Казалось бы, вслед за политическим распадом должен был последовать распад этнический, но символ — «ислам» продолжал цементировать эти различные этносы, ненавидевшие друг друга. Без признания себя мусульманским ни одно из правительств не могло тогда удержаться, хотя искренность правителей была крайне сомнительна, а осведомленность их подданных в теологии равна нулю, или даже бывала отрицательной величиной, как у карматов и исмаилитов.
71. Химера на Джейхуне
Мы рассмотрели ход этногенеза в Арабском халифате. Теперь сосредоточим внимание на его восточной окраине — оазисах Средней Азии. Пассионарный толчок — явление природы и, следовательно, ареал его несвязан с родом занятий и культурой населения. Оседлые этносы Согдианы и Хорезма были ровесниками хуннов и сарматов. Поэтому в Х в. они находились бы в том же возрасте, что и их кочевые соседи, но, став в VIII в. добычей молодых и хищных арабов, они были вынуждены усвоить их культуру и мировоззрение, а также получить пассионарный генофонд, вследствие чего не могли уже не разделить судьбу багдадского халифата, т. е. должны были вступить в фазу надлома.
В конце Х в. тюркские племена чигиль и ягма, только что принявшие ислам, двинулись на Самарканд и Бухару. Казалось бы, соотношение сил было в пользу Саманидов. У них было больше людей, городов, полей и пастбищ. У них была роскошная культура, базировавшаяся на древней иранской традиции, обновленной влиянием арабской культуры. Бухарским таджикам Х в. были ведомы греческая философия и достижения индийской мысли. Одного у них не хватало, воли к свершениям, жажды славы и жертвенности ради далекого прогноза — идеала. Да и сам идеал стал слишком расплывчат и аморфен. С таким этнопсихологическим настроем легко жить и работать, но невозможно успешно воевать. Поэтому Саманиды стали вербовать в армию тюрок, доверили чужим людям защищать себя и свою страну. Что делать? Старики и больные поступают так всегда, не только люди, но и этносы.

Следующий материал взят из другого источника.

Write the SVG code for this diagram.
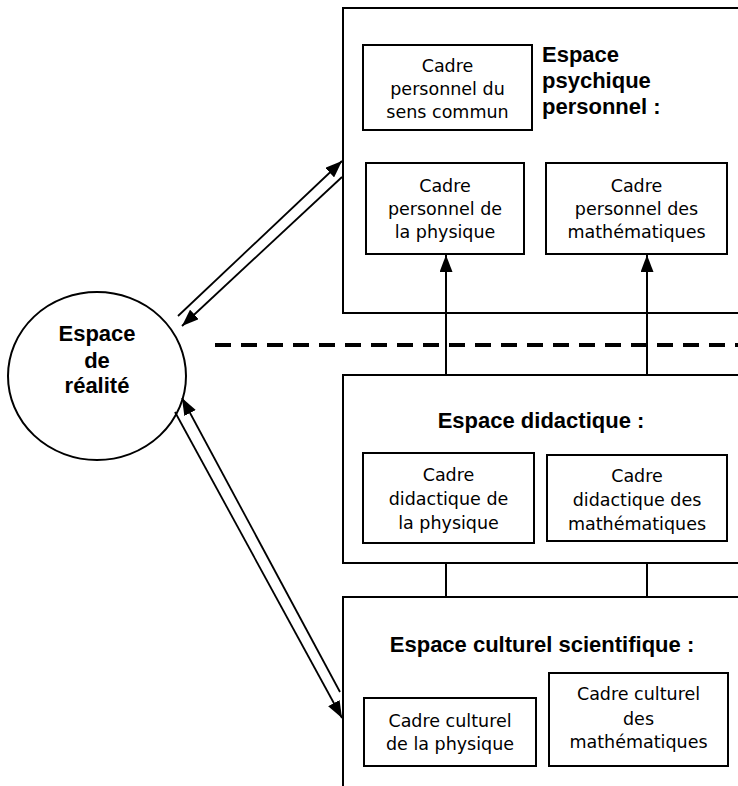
<svg xmlns="http://www.w3.org/2000/svg" width="738" height="786" viewBox="0 0 738 786">
<defs>
<style>
.box{fill:#fff;stroke:#000;stroke-width:2}
.t{font-family:"DejaVu Sans","Liberation Sans",sans-serif;font-size:17.5px;fill:#000;text-anchor:middle}
.h{font-family:"Liberation Sans",Arial,sans-serif;font-size:22px;font-weight:bold;fill:#000}
.c{stroke:#000;stroke-width:2;fill:none}
.d{stroke:#000;stroke-width:1.8;fill:none}
</style>
<marker id="ah" markerUnits="userSpaceOnUse" markerWidth="17" markerHeight="13" refX="17" refY="6.5" orient="auto">
<path d="M0,0 L17,6.5 L0,13 z" fill="#000"/>
</marker>
</defs>
<rect width="738" height="786" fill="#fff"/>

<g id="espace-realite">
<ellipse cx="97" cy="376" rx="89" ry="84" class="box"/>
<text class="h" x="97" y="341" text-anchor="middle">Espace</text>
<text class="h" x="97" y="368" text-anchor="middle">de</text>
<text class="h" x="97" y="393" text-anchor="middle">réalité</text>
</g>

<g id="espace-psychique">
<rect x="343" y="8" width="410" height="305" class="box"/>
<text class="h" x="542" y="62">Espace</text>
<text class="h" x="542" y="88">psychique</text>
<text class="h" x="542" y="114">personnel :</text>
</g>

<g id="cadre-sens-commun">
<rect x="363" y="45" width="169" height="85" class="box"/>
<text class="t" x="447.5" y="72">Cadre</text>
<text class="t" x="447.5" y="95">personnel du</text>
<text class="t" x="447.5" y="118">sens commun</text>
</g>

<g id="cadre-perso-physique">
<rect x="366" y="163" width="158" height="91" class="box"/>
<text class="t" x="445" y="192">Cadre</text>
<text class="t" x="445" y="215">personnel de</text>
<text class="t" x="445" y="238">la physique</text>
</g>

<g id="cadre-perso-maths">
<rect x="546" y="163" width="181" height="91" class="box"/>
<text class="t" x="636.5" y="192">Cadre</text>
<text class="t" x="636.5" y="215">personnel des</text>
<text class="t" x="636.5" y="238">mathématiques</text>
</g>

<g id="espace-didactique">
<rect x="343" y="375" width="410" height="188" class="box"/>
<text class="h" x="541" y="428" text-anchor="middle">Espace didactique :</text>
</g>

<g id="cadre-didac-physique">
<rect x="363" y="453" width="171" height="90" class="box"/>
<text class="t" x="448.5" y="481">Cadre</text>
<text class="t" x="448.5" y="505">didactique de</text>
<text class="t" x="448.5" y="529">la physique</text>
</g>

<g id="cadre-didac-maths">
<rect x="547" y="455" width="180" height="86" class="box"/>
<text class="t" x="637" y="482">Cadre</text>
<text class="t" x="637" y="506">didactique des</text>
<text class="t" x="637" y="530">mathématiques</text>
</g>

<g id="espace-culturel">
<rect x="343" y="597" width="410" height="200" class="box"/>
<text class="h" x="542" y="652" text-anchor="middle">Espace culturel scientifique :</text>
</g>

<g id="cadre-cult-physique">
<rect x="364" y="698" width="172" height="68" class="box"/>
<text class="t" x="450" y="727">Cadre culturel</text>
<text class="t" x="450" y="750">de la physique</text>
</g>

<g id="cadre-cult-maths">
<rect x="549" y="673" width="179" height="93" class="box"/>
<text class="t" x="638.5" y="700">Cadre culturel</text>
<text class="t" x="638.5" y="725">des</text>
<text class="t" x="638.5" y="748">mathématiques</text>
</g>

<g id="connectors">
<line x1="215" y1="345" x2="738" y2="345" stroke="#000" stroke-width="4" stroke-dasharray="16 10"/>
<line x1="446" y1="375" x2="446" y2="255" class="c" marker-end="url(#ah)"/>
<line x1="647" y1="375" x2="647" y2="255" class="c" marker-end="url(#ah)"/>
<line x1="446" y1="563" x2="446" y2="597" class="c"/>
<line x1="647" y1="563" x2="647" y2="597" class="c"/>
<line x1="178" y1="316" x2="342" y2="161" class="d" marker-end="url(#ah)"/>
<line x1="342" y1="177" x2="182" y2="326" class="d" marker-end="url(#ah)"/>
<line x1="175" y1="412" x2="342" y2="718" class="d" marker-end="url(#ah)"/>
<line x1="340" y1="692" x2="182" y2="398" class="d" marker-end="url(#ah)"/>
</g>
</svg>
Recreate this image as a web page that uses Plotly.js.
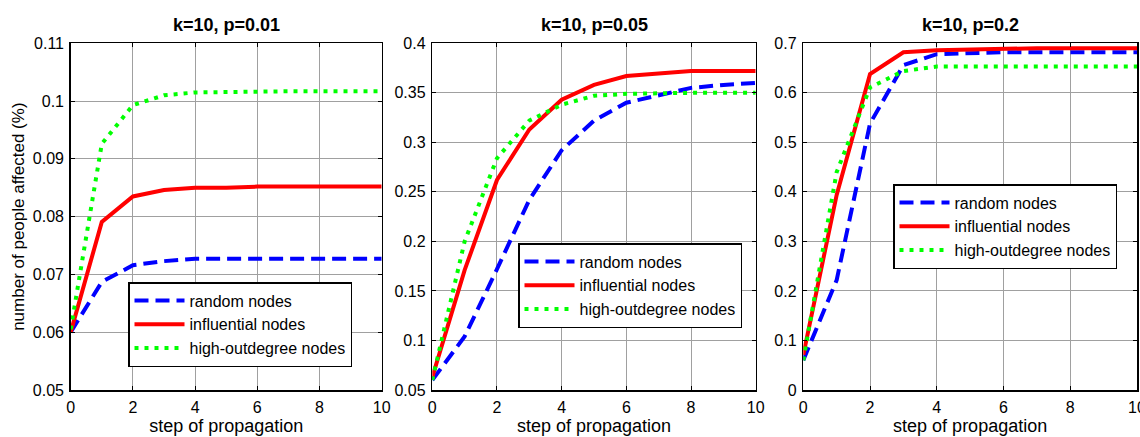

Их подданные, их опора — дехканы, так же как и военное сословие в Багдаде, теряли свою пассионарность. И когда в 999 г. тюрки «с широкими лицами, маленькими глазами, плоскими носами, малым количеством волос (на бороде), с железными мечами, в черной одежде»[405] подходили к Бухаре, то саманидское правительство обратилось к народу. Однако факихи (теологи) разъяснили народу, что «если бы Ханиды (тюрки) препирались (с Саманидами) из-за религии, то сражаться с ними было бы обязательным. Но когда борьба идет из-за благ сего мира, то не позволено мусульманам губить себя и предоставлять себя для убиения».[406] Бухара сдалась, Саманиды были убиты. Оседлые, цивилизованные люди подпали под власть кочевников… но как будто они этим не очень тяготились. Странно, неправда ли?